Which is what brings us back to Silas, and to this strange creative space I am currently exploring.
What happens when the stitching disappears. When there is no human take hidden underneath the processing. No singer in a booth at all. Only a model, a prompt, and the choices I make as I sort through the results. And somehow, people still feel something.
The rise of “fast art” feels a lot like fast food. It’s easy to make. It hits certain cravings. It looks right. But it’s different from the slow, imperfect, unpredictable texture of a live performance. And maybe that’s exactly why we’ll see a return to the real. Not because AI isn’t good enough, but because people will start to miss the mess of it all. The sweat. The silence before the chord change. The voice cracking on the high note.
Of course, even those “real” spaces are tangled in tech. Live, real-time auto-tune smoothing out imperfections. Visuals timed down to the millisecond.
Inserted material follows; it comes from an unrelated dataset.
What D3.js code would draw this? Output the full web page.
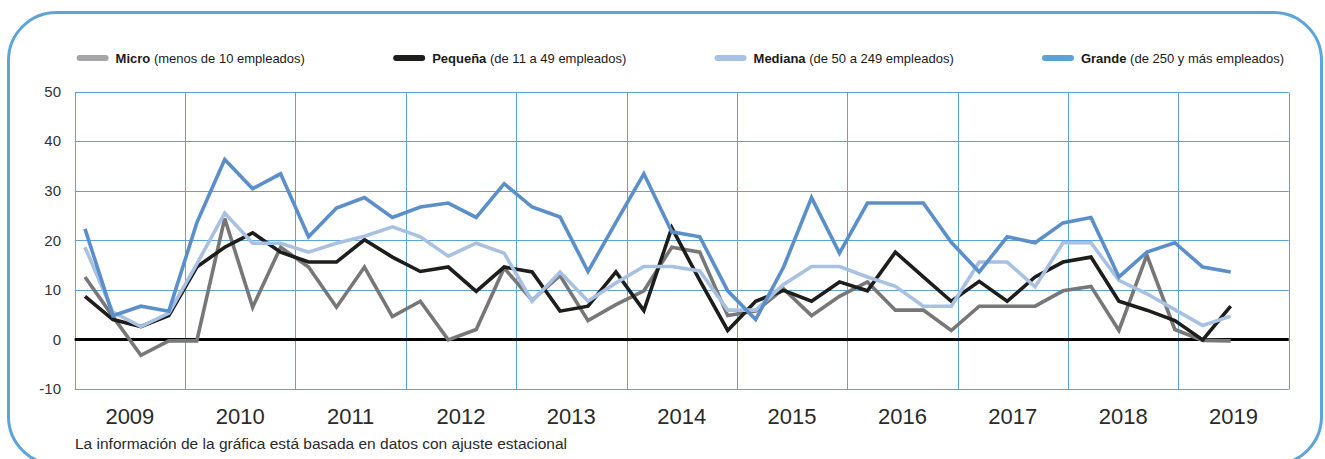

Backing tracks tucked behind live vocals. We’re already half in, half out. AI didn’t create the blur. It just sharpened the contrast.
Maybe we need something like the old Parental Advisory stickers. Not as a warning, but as context. A subtle cue. This song was written with a model. That performance was crafted via prompt. No shame in it. Just a little transparency. Maybe it matters. Maybe it doesn’t.
Because when Silas Hart sings about heartbreak, some listeners feel it. They connect to the voice. They fill in the rest.
And that’s what matters, isn’t it?
If the emotion lands, does it matter where it came from?